I have said many times on this blog and to anyone that would listen that I have absolutely no desire to be friends with my children. In my opinion, they have enough friends. What they need from me is to be a strong parent.
I have seen too many parent-child relationships go up in flames because the parent placed too much emphasis on being friends instead of being a parent. Children need boundaries and their friends don’t set or honor boundaries. Children need structure and that can only come from their parents.
While I still stand by that, I have noticed a shift in the relationship that I have with my daughter. Because I’m now able to view her as a young woman and not a child, I feel as though I can trust her more and I find myself lightening up. I’ve discovered that trying to monitor her every movement is a waste of time and exhausting. She will gravitate towards whatever I try to keep from her and no matter how much I pray that she’ll make the right decisions – the ultimate decisions are still hers.

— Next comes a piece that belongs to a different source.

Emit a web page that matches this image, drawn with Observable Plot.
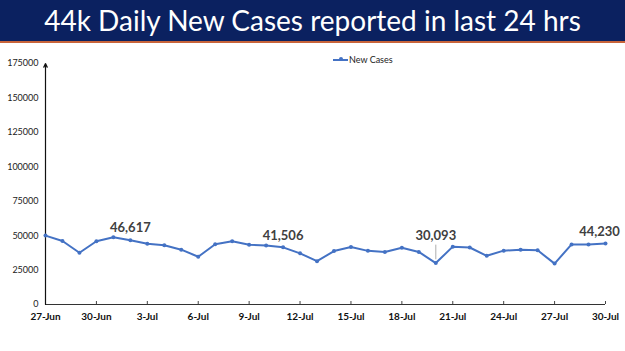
<!DOCTYPE html>
<html>
<head>
<meta charset="utf-8">
<script src="https://cdn.jsdelivr.net/npm/d3@7"></script>
<script src="https://cdn.jsdelivr.net/npm/@observablehq/plot@0.6"></script>
<style>
  body { margin:0; width:625px; height:351px; overflow:hidden; position:relative; background:#fff; font-family: Lato, "Open Sans", sans-serif; }
  #banner { height:41px; background:#0b2160; border-bottom:2px solid #c8643a; color:#fff; font-size:28px; text-align:center; line-height:41px; font-family: Lato, sans-serif; }
  #chart svg { display:block; }
  #legend { position:absolute; top:54px; left:333px; font-size:9px; color:#222; display:flex; align-items:center; font-family: Lato, sans-serif; }
  #legend .sw { width:15px; height:2px; background:#4472C4; position:relative; margin-right:1px; }
  #legend .sw::after { content:""; position:absolute; left:6px; top:-1.5px; width:4px; height:4px; border-radius:50%; background:#4472C4; }
</style>
</head>
<body>
<div id="banner">44k Daily New Cases reported in last 24 hrs</div>
<div id="chart"></div>
<div id="legend"><div class="sw"></div><span>New Cases</span></div>
<script>
const dates = ["27-Jun","28-Jun","29-Jun","30-Jun","1-Jul","2-Jul","3-Jul","4-Jul","5-Jul","6-Jul","7-Jul","8-Jul","9-Jul","10-Jul","11-Jul","12-Jul","13-Jul","14-Jul","15-Jul","16-Jul","17-Jul","18-Jul","19-Jul","20-Jul","21-Jul","22-Jul","23-Jul","24-Jul","25-Jul","26-Jul","27-Jul","28-Jul","29-Jul","30-Jul"];
const newCases = [50040,46148,37566,45951,48786,46617,44111,43071,39796,34703,43733,45892,43393,42766,41506,37154,31443,38792,41806,38949,38079,41157,38164,30093,42015,41383,35342,39097,39742,39361,29689,43654,43509,44230];
const xTicks = ["27-Jun","30-Jun","3-Jul","6-Jul","9-Jul","12-Jul","15-Jul","18-Jul","21-Jul","24-Jul","27-Jul","30-Jul"];
const yTicks = [0,25000,50000,75000,100000,125000,150000,175000];
const labelDates = ["2-Jul","11-Jul"];
const endLabelDates = ["30-Jul"];
const leaderDates = ["20-Jul"];

const data = dates.map((d,i) => ({date:d, value:newCases[i]}));
const labeled = data.filter(d => labelDates.includes(d.date));
const endLabeled = data.filter(d => endLabelDates.includes(d.date));
const leadered = data.filter(d => leaderDates.includes(d.date));
const fmt = d3.format(",");
const color = "#4472C4";
const labelStyle = {fontSize: 13, fontWeight: "bold", fill: "#404040"};

const chart = Plot.plot({
  width: 625,
  height: 308,
  marginTop: 20,
  marginBottom: 47,
  marginLeft: 45,
  marginRight: 20,
  style: {fontFamily: "Lato, sans-serif", background: "transparent"},
  x: {type: "point", domain: dates, padding: 0},
  y: {domain: [0, 175000]},
  marks: [
    Plot.axisY({ticks: yTicks, tickSize: 0, tickPadding: 7, tickFormat: d3.format("d"), fontSize: 9, color: "#222", label: null}),
    Plot.axisX({ticks: xTicks, tickSize: -3, text: null, label: null, stroke: "#444"}),
    Plot.axisX({ticks: xTicks, tickSize: 0, tickPadding: 8, fontSize: 10, fontWeight: "bold", color: "#111", label: null}),
    Plot.ruleY([0], {stroke: "#333", strokeWidth: 1.2}),
    Plot.arrow([{a: dates[0]}], {x1: "a", x2: "a", y1: () => 0, y2: () => yTicks[yTicks.length-1], stroke: "#111", strokeWidth: 1.2, headLength: 5, headAngle: 50}),
    Plot.line(data, {x: "date", y: "value", stroke: color, strokeWidth: 2}),
    Plot.dot(data, {x: "date", y: "value", r: 2, fill: color}),
    Plot.ruleX(leadered, {x: "date", y1: d => d.value + 2400, y2: d => d.value + 13000, stroke: "#999", strokeWidth: 0.8}),
    Plot.text(labeled, {x: "date", y: "value", text: d => fmt(d.value), dy: -12, ...labelStyle}),
    Plot.text(endLabeled, {x: "date", y: "value", text: d => fmt(d.value), dy: -12, dx: -6, ...labelStyle}),
    Plot.text(leadered, {x: "date", y: "value", text: d => fmt(d.value), dy: -27, ...labelStyle})
  ]
});
document.getElementById("chart").appendChild(chart);
</script>
</body>
</html>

She’s a good person with a huge heart and a great sense of humor. She’s smart, sensitive and thoughtful and if I wasn’t her mother she would be someone I’d love to call “friend”. We laugh easily together and we actually have real conversations. I really enjoy being around her.
There is nothing easy about being a mother to a teenaged girl. I think it is for that reason that God decided to give me a daughter. Because I used to be teenaged daughter and I know raising me was no picnic. I really hope when the time comes that my daughter only has sons.